Mt. Graham telescope rides through Congress

 

The setting was as apocalyptic as a Gothic novel: While President Clinton was signing the bill April 26 approving the University of Arizona's construction of a third telescope on Mount Graham, fire raced through the Coronado National Forest, up the base of the mountain, into red squirrel habitat and toward the two telescopes already pointed at the stars. Firefighters tried everything from using sprinklers to cutting small trees and removing "ladder fuels" to control the blaze, which came within a mile of the observatory.

The Mount Graham observatory has always been in the hot seat (HCN, 7/24/95). Although a go-ahead for the third scope was one of the few anti-environmental riders that slipped through the 1996 spending bill, the story isn't over. The rider may not even do what the university thought it would do.

The rider, sponsored by senior appropriations committee member Rep. Jim Kolbe, R-Ariz., was intended to overturn an order from a federal appeals court that stopped the university from building its $60 million telescope until it examined the impacts on the proposed site.

But unclear legislative language could hobble the university's plans. Attorney Eric Glitzenstein, who works with project opponents, says the rider may not accomplish what it set out to do - exempt telescope construction from environmental studies required by the law.

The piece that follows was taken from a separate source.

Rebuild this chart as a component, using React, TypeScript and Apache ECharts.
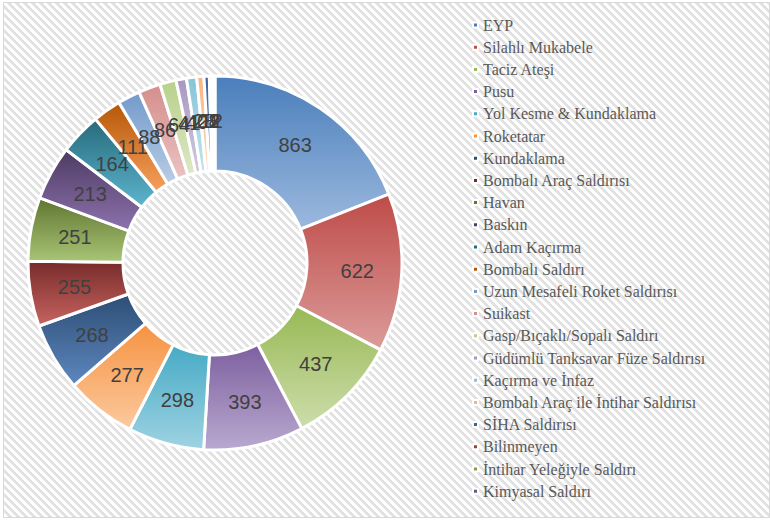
import React, { useEffect, useRef } from "react";
import * as echarts from "echarts";

const categories = [
  "EYP",
  "Silahlı Mukabele",
  "Taciz Ateşi",
  "Pusu",
  "Yol Kesme & Kundaklama",
  "Roketatar",
  "Kundaklama",
  "Bombalı Araç Saldırısı",
  "Havan",
  "Baskın",
  "Adam Kaçırma",
  "Bombalı Saldırı",
  "Uzun Mesafeli Roket Saldırısı",
  "Suikast",
  "Gasp/Bıçaklı/Sopalı Saldırı",
  "Güdümlü Tanksavar Füze Saldırısı",
  "Kaçırma ve İnfaz",
  "Bombalı Araç ile İntihar Saldırısı",
  "SİHA Saldırısı",
  "Bilinmeyen",
  "İntihar Yeleğiyle Saldırı",
  "Kimyasal Saldırı",
];

const values = [863, 622, 437, 393, 298, 277, 268, 255, 251, 213, 164, 111, 88, 86, 64, 41, 40, 28, 21, 12, 8, 2];

const topColors = [
  "#4A7EBB", "#BE4B48", "#98B954", "#7D60A0", "#46AAC5", "#F69240",
  "#2C4D75", "#772C2A", "#5F7530", "#4D3B62", "#276A7C", "#B65708",
  "#729ACA", "#D48E8C", "#B9D08A", "#A797C0", "#85C4D8", "#FAB57F",
  "#3A64A0", "#A0403D", "#7F9D44", "#67538A",
];
const bottomColors = [
  "#9CB9DE", "#DB9C9A", "#CDDDAC", "#B9A9CF", "#9FD3E2", "#FBCA9F",
  "#5F88C0", "#C86461", "#A9C576", "#8D72AE", "#5DB5CD", "#F7A05C",
  "#B9CDE6", "#EBC3C2", "#DCE8C5", "#D3CAE0", "#C6E5EE", "#FCDCC2",
  "#6F96C9", "#D06E6B", "#B4CF85", "#9F89BF",
];

export default function App() {
  const ref = useRef<HTMLDivElement>(null);
  useEffect(() => {
    if (!ref.current) return;
    const chart = echarts.init(ref.current, undefined, { renderer: "svg" });
    const data = categories.map((name, i) => ({
      name,
      value: values[i],
      itemStyle: {
        color: new echarts.graphic.LinearGradient(0, 0, 0, 1, [
          { offset: 0, color: topColors[i] },
          { offset: 1, color: bottomColors[i] },
        ]),
      },
    }));
    chart.setOption({
      animation: false,
      backgroundColor: "transparent",
      legend: {
        orient: "vertical",
        left: 467,
        top: 12,
        itemWidth: 5,
        itemHeight: 5,
        itemGap: 6.2,
        icon: "rect",
        data: categories.map((name, i) => ({
          name,
          itemStyle: { color: topColors[i] },
        })),
        textStyle: {
          fontFamily: "Liberation Serif",
          fontSize: 16,
          lineHeight: 16,
          color: "#595959",
        },
      },
      series: [
        {
          type: "pie",
          center: [215, 263],
          radius: [92, 187],
          startAngle: 90,
          clockwise: true,
          avoidLabelOverlap: false,
          labelLayout: { hideOverlap: false },
          itemStyle: { borderColor: "#ffffff", borderWidth: 3 },
          label: {
            show: true,
            position: "inside",
            formatter: "{c}",
            fontFamily: "Liberation Sans",
            fontSize: 20,
            color: "#404040",
          },
          labelLine: { show: false },
          emphasis: { disabled: true },
          data,
        },
      ],
    });
    return () => chart.dispose();
  }, []);

  return (
    <div style={{ position: "fixed", left: 0, top: 0, width: 770, height: 521, background: "#ffffff" }}>
      <div
        style={{
          position: "absolute",
          left: 3,
          top: 2,
          width: 765,
          height: 514,
          border: "1.5px solid #d9d9d9",
          background: "repeating-linear-gradient(45deg, #ffffff 0px, #ffffff 3px, #e2e2e2 3px, #e2e2e2 5.66px)",
        }}
      />
      <div ref={ref} style={{ position: "absolute", left: 0, top: 0, width: 770, height: 521 }} />
    </div>
  );
}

These studies could force the telescope's relocation to a site less harmful to habitat and sacred Indian ground. Glitzenstein also believes the rider violates the Constitution's separation of powers because it is not the role of Congress to reverse the decision of a federal appeals court.

Although no one will speak for the record, one member of the Clinton administration says the president accepted the rider precisely because the language was loose. The rider got as far as it did, says Jason Alderman, aide to Sen. Sidney Yates, D-Ill., because national environmental groups paid little attention to the issue, and the Forest Service raised no objections and even obstructed opponents by "being slow at providing us with information and stabbing us in the back at every turn." Long-time telescope opponent Robin Silver adds that the Democratic congressman from Arizona, Ed Pastor, was jockeying for the role of "best friend" to the university.

In the end, the Mount Graham rider's low profile may have allowed it to pass. Alderman says the administration picked five other riders to adamantly oppose. "There was never an explicit deal of that nature. But as a participant, I can tell you the message was very clear from the White House."

University of Arizona vice president Michael Cusanovich says the third telescope will go up as soon as the fires are out.